MARKETS-COMMODITIES (UPDATE 1)
Thursday January 06, 2011 09:26:19 AM GMT
* Prices jump as US private jobs data beats forecast
* CRB back on upward climb towards 27-month high
* Rebound shows dollar’s eroding influence on commods (Recasts; updates prices, market activity)
By Barani Krishnan
NEW YORK, Jan 5 (Reuters) – Strong U.S. jobs data ignited a broad commodities rebound on Wednesday, a day after prices fell their most in seven weeks.
A report showing three times more hiring than forecast for U.S. private sector jobs boosted prices of oil, metals and grains at midday after all fell in early trade as the dollar strengthened and Tuesday’s profit-taking retreat carried over.
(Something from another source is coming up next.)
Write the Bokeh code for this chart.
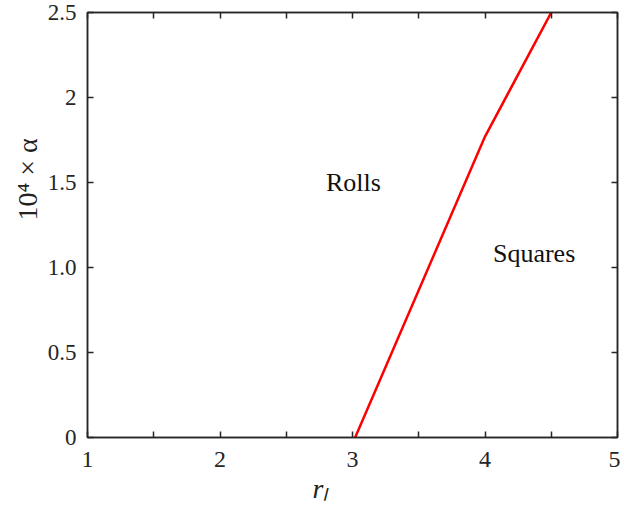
from bokeh.plotting import figure
from bokeh.models import FixedTicker, LinearAxis, Range1d, Label, Title
from bokeh.embed import file_html
from bokeh.resources import INLINE

# data
r_l = [3.02, 4.0, 4.5]
alpha_1e4 = [0.0, 1.77, 2.5]
x_ticks = [1, 1.5, 2, 2.5, 3, 3.5, 4, 4.5, 5]
x_tick_labels = ["1", "", "2", "", "3", "", "4", "", "5"]
y_ticks = [0, 0.5, 1.0, 1.5, 2.0, 2.5]
y_tick_labels = ["0", "0.5", "1.0", "1.5", "2", "2.5"]
region_names = ["Rolls", "Squares"]
region_x = [2.8, 4.06]
region_y = [1.5, 1.08]

FONT = "Liberation Serif"
AX = "#262626"

p = figure(width=620, height=506, output_backend="svg", toolbar_location=None,
           x_range=Range1d(1, 5), y_range=Range1d(0, 2.5),
           min_border_left=87, min_border_right=3, min_border_top=12, min_border_bottom=69,
           x_axis_type=None, y_axis_type=None)
p.grid.visible = False
p.outline_line_color = AX
p.outline_line_width = 1.5
p.background_fill_color = "white"

def style(ax, ticks, labels, show, size="24px"):
    ax.ticker = FixedTicker(ticks=ticks)
    ax.major_label_overrides = {t: (l if show else "") for t, l in zip(ticks, labels)}
    ax.major_tick_in = 6
    ax.major_tick_out = 0
    ax.minor_tick_in = 0
    ax.minor_tick_out = 0
    ax.axis_line_color = AX
    ax.axis_line_width = 1.5
    ax.major_tick_line_color = AX
    ax.major_tick_line_width = 1.5
    ax.major_label_text_font = FONT
    ax.major_label_text_font_size = size if show else "0px"
    ax.major_label_text_color = AX
    if not show:
        ax.major_label_standoff = 0

xb = LinearAxis(); style(xb, x_ticks, x_tick_labels, True); xb.major_label_standoff = 14
yl = LinearAxis(); style(yl, y_ticks, y_tick_labels, True, "23px"); yl.major_label_standoff = 11
xt = LinearAxis(); style(xt, x_ticks, x_tick_labels, False)
yr = LinearAxis(); style(yr, y_ticks, y_tick_labels, False)
p.add_layout(xb, "below")
p.add_layout(yl, "left")
p.add_layout(xt, "above")
p.add_layout(yr, "right")

p.line(r_l, alpha_1e4, line_color="#ff0000", line_width=2.5)

for name, x, y in zip(region_names, region_x, region_y):
    p.add_layout(Label(x=x, y=y, text=name, text_font=FONT, text_font_size="26px",
                       text_baseline="middle", text_align="left", text_color="#111111"))

# axis labels as titles (offset to match reference placement)
p.add_layout(Title(text="rₗ", align="left", offset=225, text_font=FONT,
                   text_font_style="italic", text_font_size="28px", text_color="#222222",
                   standoff=2), "below")
p.add_layout(Title(text="10⁴ × α", align="left", offset=217, text_font=FONT,
                   text_font_style="normal", text_font_size="28px", text_color="#222222",
                   standoff=4), "left")

open("out.html", "w").write(file_html(p, INLINE))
Analysts said optimism that the U.S. economy was recovering more quickly than thought boosted the demand outlook for commodities, which finished 2010 as the top asset class.
“What’s happening now is the global economic recovery story has become just as important as the dollar story, if not more,” said Adam Sarhan at Sarhan Capital in New York. “That’s the shift we’re starting to see now.”
The Reuters-Jefferies CRB index, a global commodities benchmark, was up 0.7 percent by 1:30 p.m. EST (1830 GMT), moving toward the 27-month high hit early this week.
Gains in soybeans, sugar, crude oil and copper led the index higher a day after the CRB fell 2 percent, its biggest daily decline since mid-November.
The rebound came despite continued strength in the dollar, whose influence on commodities has eroded because investors are focused on fundamentals and the outlook for growth in 2011.
ADP Employer Services reported growth of nearly 300,000 private sector jobs in December, triple the forecast for 100,000 new jobs. Other data showed The U.S. services sector grew last month at its quickest pace since mid-2006.
Investors will watch government data due on Friday for confirmation of the improving jobs picture.
The data put the dollar on pace for its biggest one-day gain against the yen in more than three months and its biggest increase against the euro in more than two weeks.
The dollar has traditionally had an inverse relationship with commodities as its strength raises the cost of raw materials. Gold is often the one commodity that bucks the trend as investors see it more as a hedge against inflation.
But even gold prices bounced up off their lows as the precious metal traded more in sync with the broader market than as a stand-alone safe haven.
While economic data dominated the day, fundamental factors also supported various markets. Floods in Australis hurt the wheat crop, boosting grains. The U.S. government reported that crude inventories fell more than forecast in the final week of 2010, which lifted oil prices. Dry weather in Argentina cast doubt on the soybean and corn harvests, boosting prices.
On the Chicago Board of Trade, soybeans surged about 2 percent to a session high of $13.87 a bushel, pulling corn and wheat higher too.
On the New York Mercantile Exchange, crude oil rose over 1 percent to return above the key $90 per barrel mark.